To be done - Give back only the lines from the one that contains "Rebuild this chart" through the one that contains "ax = fig.add_axes([90", word for word and without images.

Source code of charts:
━━━━━━━━

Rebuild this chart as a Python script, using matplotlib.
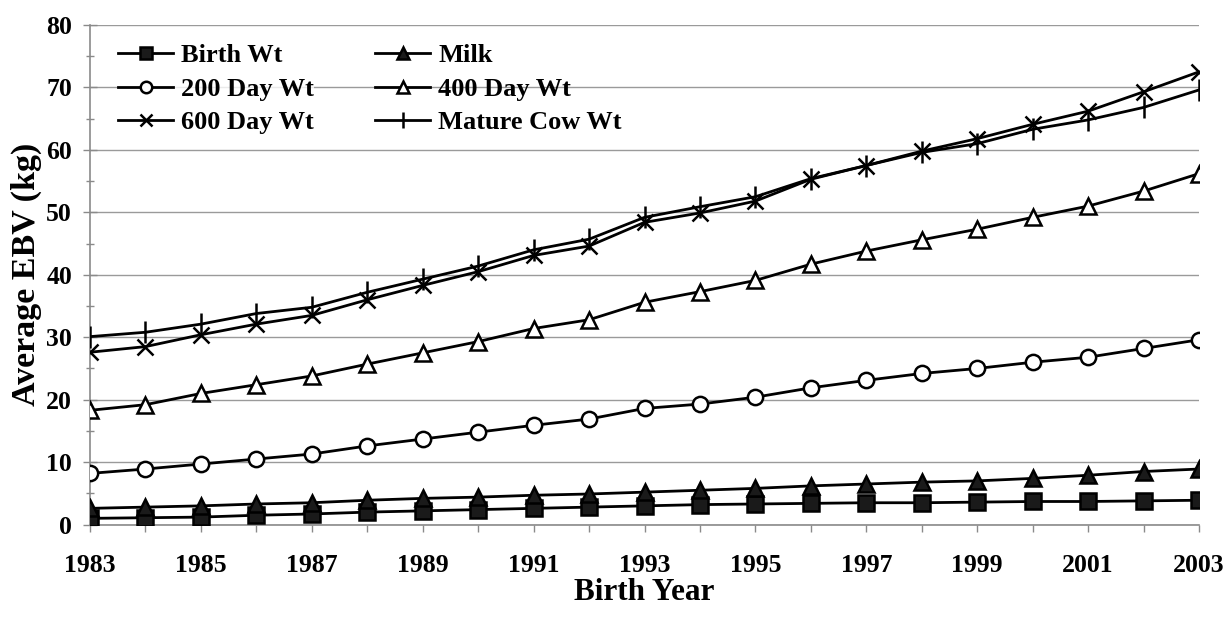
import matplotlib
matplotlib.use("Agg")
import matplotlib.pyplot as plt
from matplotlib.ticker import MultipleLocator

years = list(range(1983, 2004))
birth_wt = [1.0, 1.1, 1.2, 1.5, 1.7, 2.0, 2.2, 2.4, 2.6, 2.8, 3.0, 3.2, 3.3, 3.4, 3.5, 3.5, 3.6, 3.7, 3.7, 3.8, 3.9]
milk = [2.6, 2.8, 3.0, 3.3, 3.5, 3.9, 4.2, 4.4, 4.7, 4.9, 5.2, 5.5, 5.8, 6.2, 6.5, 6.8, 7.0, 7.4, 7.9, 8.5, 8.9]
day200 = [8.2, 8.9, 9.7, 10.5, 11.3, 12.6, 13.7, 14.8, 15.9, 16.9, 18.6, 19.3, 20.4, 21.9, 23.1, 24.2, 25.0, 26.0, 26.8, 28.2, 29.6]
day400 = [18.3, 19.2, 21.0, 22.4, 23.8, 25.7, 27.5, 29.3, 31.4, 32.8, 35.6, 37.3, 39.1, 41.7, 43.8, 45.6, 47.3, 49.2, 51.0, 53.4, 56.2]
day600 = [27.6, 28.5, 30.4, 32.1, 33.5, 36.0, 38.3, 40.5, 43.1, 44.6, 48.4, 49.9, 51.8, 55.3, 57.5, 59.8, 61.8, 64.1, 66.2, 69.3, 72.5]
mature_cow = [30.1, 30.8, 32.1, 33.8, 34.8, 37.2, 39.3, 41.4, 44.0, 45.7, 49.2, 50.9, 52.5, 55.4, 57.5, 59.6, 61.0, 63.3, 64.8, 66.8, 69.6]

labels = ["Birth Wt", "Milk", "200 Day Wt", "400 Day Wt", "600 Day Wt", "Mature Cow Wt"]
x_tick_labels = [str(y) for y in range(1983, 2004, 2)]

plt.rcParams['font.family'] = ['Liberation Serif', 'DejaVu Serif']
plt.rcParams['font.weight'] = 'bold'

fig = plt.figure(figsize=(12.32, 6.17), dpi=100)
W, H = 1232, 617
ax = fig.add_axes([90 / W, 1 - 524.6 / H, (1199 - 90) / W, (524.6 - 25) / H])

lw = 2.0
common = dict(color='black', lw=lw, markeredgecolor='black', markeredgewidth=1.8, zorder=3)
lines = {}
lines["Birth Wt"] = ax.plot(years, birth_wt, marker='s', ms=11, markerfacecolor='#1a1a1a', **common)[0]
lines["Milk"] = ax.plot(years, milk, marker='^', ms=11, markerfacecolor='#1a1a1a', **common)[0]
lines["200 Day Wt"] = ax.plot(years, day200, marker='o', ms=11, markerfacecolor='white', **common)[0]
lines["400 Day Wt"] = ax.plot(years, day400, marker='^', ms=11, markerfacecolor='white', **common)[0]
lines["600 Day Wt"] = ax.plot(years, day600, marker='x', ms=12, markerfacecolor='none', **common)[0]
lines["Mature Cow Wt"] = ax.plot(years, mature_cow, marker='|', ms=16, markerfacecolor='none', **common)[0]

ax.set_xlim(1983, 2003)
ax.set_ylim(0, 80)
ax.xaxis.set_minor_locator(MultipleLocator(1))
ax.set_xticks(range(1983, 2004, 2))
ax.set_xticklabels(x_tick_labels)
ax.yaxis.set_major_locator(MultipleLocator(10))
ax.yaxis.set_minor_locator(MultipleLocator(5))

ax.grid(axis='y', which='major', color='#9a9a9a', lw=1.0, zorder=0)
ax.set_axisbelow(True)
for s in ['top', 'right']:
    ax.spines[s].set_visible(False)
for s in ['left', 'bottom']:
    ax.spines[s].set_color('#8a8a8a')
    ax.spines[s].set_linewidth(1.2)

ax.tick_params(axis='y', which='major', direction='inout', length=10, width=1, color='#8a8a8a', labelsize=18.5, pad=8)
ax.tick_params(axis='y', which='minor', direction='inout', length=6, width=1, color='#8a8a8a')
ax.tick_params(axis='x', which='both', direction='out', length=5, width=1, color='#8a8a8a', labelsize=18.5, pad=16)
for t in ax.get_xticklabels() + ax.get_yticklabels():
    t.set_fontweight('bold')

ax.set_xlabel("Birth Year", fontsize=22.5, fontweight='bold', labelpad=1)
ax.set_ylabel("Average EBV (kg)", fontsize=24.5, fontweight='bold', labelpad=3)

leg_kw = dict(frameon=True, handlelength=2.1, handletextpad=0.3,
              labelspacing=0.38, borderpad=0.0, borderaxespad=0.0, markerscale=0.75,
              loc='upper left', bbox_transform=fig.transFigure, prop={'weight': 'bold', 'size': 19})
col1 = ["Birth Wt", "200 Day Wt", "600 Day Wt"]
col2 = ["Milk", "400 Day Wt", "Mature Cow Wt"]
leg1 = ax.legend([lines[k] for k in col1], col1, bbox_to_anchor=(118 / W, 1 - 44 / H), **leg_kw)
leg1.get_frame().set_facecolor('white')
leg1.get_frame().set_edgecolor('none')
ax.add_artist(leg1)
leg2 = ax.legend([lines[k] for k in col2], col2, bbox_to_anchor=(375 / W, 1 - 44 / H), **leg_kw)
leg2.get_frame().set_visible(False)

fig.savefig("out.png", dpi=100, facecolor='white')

━━━━━━━━

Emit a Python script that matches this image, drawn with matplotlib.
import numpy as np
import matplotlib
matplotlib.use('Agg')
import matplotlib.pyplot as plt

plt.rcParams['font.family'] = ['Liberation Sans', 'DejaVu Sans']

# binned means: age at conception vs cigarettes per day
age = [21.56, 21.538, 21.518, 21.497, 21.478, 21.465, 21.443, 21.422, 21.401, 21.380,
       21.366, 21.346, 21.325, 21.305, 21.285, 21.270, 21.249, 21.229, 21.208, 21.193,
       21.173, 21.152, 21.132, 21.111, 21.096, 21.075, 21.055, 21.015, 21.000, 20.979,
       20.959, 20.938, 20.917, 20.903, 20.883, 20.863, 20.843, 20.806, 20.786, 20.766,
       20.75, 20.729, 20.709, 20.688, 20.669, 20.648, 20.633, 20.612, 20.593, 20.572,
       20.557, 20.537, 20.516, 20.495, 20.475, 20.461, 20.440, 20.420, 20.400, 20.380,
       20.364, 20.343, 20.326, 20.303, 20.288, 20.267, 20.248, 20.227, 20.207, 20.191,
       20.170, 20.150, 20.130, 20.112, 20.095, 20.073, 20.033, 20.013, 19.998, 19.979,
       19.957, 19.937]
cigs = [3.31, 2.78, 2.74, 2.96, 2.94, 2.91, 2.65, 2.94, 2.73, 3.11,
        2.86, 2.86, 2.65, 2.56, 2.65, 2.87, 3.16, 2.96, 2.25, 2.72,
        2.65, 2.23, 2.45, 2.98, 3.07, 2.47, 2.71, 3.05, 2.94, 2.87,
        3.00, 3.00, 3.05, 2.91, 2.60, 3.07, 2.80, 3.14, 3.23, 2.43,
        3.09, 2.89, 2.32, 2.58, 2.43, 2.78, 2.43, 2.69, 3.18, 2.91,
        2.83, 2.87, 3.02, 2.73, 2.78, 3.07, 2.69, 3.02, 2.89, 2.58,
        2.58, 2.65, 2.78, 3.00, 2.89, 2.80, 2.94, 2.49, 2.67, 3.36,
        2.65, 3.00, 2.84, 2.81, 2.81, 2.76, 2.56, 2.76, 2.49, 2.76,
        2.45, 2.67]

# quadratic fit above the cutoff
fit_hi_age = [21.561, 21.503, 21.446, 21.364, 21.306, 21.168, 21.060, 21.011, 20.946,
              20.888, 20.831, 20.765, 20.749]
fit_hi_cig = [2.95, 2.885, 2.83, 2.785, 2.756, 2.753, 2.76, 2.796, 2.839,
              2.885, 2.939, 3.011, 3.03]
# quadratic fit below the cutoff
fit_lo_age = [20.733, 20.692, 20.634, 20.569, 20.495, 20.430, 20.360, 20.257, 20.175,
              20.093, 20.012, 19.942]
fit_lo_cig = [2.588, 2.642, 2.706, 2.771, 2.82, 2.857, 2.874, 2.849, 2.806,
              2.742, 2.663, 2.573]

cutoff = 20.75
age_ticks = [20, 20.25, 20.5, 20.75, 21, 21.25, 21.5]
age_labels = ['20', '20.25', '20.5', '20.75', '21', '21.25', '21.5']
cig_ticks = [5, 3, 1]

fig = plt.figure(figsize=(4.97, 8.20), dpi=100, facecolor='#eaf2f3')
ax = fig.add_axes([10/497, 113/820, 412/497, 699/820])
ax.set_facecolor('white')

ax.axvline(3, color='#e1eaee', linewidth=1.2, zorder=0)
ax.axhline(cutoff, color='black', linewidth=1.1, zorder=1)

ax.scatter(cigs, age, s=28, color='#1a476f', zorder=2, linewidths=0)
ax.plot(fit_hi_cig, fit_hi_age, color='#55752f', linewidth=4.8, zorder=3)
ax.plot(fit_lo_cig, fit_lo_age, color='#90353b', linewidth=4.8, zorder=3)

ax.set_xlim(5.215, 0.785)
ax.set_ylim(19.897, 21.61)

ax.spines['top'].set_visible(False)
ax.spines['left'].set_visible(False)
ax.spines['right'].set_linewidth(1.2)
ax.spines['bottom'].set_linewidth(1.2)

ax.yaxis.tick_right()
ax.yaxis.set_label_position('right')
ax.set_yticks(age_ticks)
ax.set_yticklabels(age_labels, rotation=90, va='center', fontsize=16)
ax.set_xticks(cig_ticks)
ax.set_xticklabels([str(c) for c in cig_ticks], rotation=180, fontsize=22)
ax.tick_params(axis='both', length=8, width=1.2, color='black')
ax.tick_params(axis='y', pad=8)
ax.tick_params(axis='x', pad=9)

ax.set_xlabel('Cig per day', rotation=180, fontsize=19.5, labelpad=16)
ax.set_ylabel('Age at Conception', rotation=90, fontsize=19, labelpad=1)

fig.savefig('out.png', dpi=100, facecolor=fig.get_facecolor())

━━━━━━━━

Complete answer -
Rebuild this chart as a Python script, using matplotlib.
import matplotlib
matplotlib.use("Agg")
import matplotlib.pyplot as plt
from matplotlib.ticker import MultipleLocator

years = list(range(1983, 2004))
birth_wt = [1.0, 1.1, 1.2, 1.5, 1.7, 2.0, 2.2, 2.4, 2.6, 2.8, 3.0, 3.2, 3.3, 3.4, 3.5, 3.5, 3.6, 3.7, 3.7, 3.8, 3.9]
milk = [2.6, 2.8, 3.0, 3.3, 3.5, 3.9, 4.2, 4.4, 4.7, 4.9, 5.2, 5.5, 5.8, 6.2, 6.5, 6.8, 7.0, 7.4, 7.9, 8.5, 8.9]
day200 = [8.2, 8.9, 9.7, 10.5, 11.3, 12.6, 13.7, 14.8, 15.9, 16.9, 18.6, 19.3, 20.4, 21.9, 23.1, 24.2, 25.0, 26.0, 26.8, 28.2, 29.6]
day400 = [18.3, 19.2, 21.0, 22.4, 23.8, 25.7, 27.5, 29.3, 31.4, 32.8, 35.6, 37.3, 39.1, 41.7, 43.8, 45.6, 47.3, 49.2, 51.0, 53.4, 56.2]
day600 = [27.6, 28.5, 30.4, 32.1, 33.5, 36.0, 38.3, 40.5, 43.1, 44.6, 48.4, 49.9, 51.8, 55.3, 57.5, 59.8, 61.8, 64.1, 66.2, 69.3, 72.5]
mature_cow = [30.1, 30.8, 32.1, 33.8, 34.8, 37.2, 39.3, 41.4, 44.0, 45.7, 49.2, 50.9, 52.5, 55.4, 57.5, 59.6, 61.0, 63.3, 64.8, 66.8, 69.6]

labels = ["Birth Wt", "Milk", "200 Day Wt", "400 Day Wt", "600 Day Wt", "Mature Cow Wt"]
x_tick_labels = [str(y) for y in range(1983, 2004, 2)]

plt.rcParams['font.family'] = ['Liberation Serif', 'DejaVu Serif']
plt.rcParams['font.weight'] = 'bold'

fig = plt.figure(figsize=(12.32, 6.17), dpi=100)
W, H = 1232, 617
ax = fig.add_axes([90 / W, 1 - 524.6 / H, (1199 - 90) / W, (524.6 - 25) / H])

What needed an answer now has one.